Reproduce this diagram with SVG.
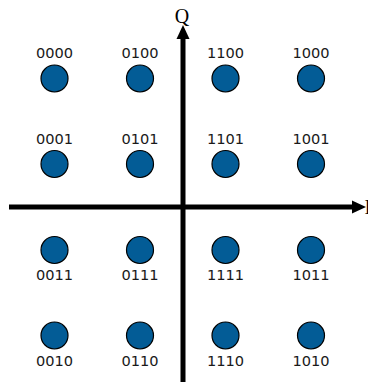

---

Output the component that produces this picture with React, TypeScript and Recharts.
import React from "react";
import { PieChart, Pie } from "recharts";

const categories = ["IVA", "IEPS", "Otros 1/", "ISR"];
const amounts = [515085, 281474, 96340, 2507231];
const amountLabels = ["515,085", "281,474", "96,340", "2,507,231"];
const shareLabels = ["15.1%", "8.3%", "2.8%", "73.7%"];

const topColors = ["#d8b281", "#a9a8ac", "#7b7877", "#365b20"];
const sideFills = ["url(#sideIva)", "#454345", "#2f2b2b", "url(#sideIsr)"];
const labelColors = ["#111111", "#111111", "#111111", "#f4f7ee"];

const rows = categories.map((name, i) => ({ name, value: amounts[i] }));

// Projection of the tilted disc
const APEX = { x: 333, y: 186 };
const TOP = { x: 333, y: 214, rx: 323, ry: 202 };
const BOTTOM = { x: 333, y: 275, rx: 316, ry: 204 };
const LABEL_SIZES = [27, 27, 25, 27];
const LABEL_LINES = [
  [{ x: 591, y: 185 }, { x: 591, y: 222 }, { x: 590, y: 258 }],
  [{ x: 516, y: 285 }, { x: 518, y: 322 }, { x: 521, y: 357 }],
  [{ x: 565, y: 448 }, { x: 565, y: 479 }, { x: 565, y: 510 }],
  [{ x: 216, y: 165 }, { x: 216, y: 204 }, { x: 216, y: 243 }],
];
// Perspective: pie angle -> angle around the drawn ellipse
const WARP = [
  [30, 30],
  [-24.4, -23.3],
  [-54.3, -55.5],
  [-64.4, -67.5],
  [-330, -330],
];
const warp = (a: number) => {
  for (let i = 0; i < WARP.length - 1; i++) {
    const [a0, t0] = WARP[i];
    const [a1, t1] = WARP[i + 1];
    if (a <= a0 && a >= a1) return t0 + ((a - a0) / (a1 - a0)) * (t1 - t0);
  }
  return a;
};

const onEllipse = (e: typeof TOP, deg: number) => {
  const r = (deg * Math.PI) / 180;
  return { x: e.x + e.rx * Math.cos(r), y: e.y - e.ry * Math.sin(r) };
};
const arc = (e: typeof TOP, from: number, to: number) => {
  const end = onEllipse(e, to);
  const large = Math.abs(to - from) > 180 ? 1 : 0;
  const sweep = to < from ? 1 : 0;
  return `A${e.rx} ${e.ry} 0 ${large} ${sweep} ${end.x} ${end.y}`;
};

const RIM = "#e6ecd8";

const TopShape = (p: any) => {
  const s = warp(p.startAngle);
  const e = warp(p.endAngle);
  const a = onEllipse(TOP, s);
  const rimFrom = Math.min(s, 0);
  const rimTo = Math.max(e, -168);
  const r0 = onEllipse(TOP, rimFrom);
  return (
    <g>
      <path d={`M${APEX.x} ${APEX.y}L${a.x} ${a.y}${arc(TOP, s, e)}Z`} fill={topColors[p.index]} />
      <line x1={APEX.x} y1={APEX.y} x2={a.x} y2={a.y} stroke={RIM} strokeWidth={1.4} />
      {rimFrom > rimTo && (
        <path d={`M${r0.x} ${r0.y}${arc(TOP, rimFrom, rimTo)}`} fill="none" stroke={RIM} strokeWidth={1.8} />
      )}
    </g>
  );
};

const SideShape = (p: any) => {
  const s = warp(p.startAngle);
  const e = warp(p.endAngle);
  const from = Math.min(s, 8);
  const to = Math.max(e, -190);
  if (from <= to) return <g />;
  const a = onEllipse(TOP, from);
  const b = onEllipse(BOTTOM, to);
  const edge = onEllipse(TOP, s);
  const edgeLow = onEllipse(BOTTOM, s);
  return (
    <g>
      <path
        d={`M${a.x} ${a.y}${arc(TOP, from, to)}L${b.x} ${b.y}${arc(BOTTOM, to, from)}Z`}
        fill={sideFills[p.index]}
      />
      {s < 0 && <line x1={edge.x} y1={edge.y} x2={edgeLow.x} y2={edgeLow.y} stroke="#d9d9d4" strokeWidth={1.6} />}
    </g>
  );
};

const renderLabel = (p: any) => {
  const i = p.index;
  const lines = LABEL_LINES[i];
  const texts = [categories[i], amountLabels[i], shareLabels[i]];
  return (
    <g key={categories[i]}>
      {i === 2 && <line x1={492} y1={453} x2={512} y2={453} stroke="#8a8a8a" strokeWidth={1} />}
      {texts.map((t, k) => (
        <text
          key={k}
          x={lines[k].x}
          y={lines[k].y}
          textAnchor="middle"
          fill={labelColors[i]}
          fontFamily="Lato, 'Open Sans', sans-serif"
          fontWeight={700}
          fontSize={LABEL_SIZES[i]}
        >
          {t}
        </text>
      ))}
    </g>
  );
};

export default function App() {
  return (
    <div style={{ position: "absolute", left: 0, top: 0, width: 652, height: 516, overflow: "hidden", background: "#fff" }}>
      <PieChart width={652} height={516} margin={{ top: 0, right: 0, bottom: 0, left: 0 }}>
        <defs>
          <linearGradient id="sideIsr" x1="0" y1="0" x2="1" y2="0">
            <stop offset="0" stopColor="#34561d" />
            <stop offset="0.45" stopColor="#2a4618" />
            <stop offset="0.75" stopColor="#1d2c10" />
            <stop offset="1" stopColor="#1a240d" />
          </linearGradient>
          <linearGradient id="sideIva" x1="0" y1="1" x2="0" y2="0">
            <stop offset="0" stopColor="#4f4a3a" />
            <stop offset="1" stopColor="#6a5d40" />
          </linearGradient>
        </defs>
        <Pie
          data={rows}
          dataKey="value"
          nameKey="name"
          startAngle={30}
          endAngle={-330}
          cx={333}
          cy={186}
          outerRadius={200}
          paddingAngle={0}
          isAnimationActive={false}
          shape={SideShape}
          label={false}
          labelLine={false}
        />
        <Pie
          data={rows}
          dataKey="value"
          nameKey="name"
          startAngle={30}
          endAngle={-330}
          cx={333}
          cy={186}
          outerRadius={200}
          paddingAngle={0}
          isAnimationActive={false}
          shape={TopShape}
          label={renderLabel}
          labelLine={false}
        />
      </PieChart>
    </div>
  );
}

GIVEN PROBLEM >> Write out exactly the lines from the one with "Output the component" through the one with "const rows = categories.map((name, i)", including both, and no others.

RESPONSE >>
Output the component that produces this picture with React, TypeScript and Recharts.
import React from "react";
import { PieChart, Pie } from "recharts";

const categories = ["IVA", "IEPS", "Otros 1/", "ISR"];
const amounts = [515085, 281474, 96340, 2507231];
const amountLabels = ["515,085", "281,474", "96,340", "2,507,231"];
const shareLabels = ["15.1%", "8.3%", "2.8%", "73.7%"];

const topColors = ["#d8b281", "#a9a8ac", "#7b7877", "#365b20"];
const sideFills = ["url(#sideIva)", "#454345", "#2f2b2b", "url(#sideIsr)"];
const labelColors = ["#111111", "#111111", "#111111", "#f4f7ee"];

const rows = categories.map((name, i) => ({ name, value: amounts[i] }));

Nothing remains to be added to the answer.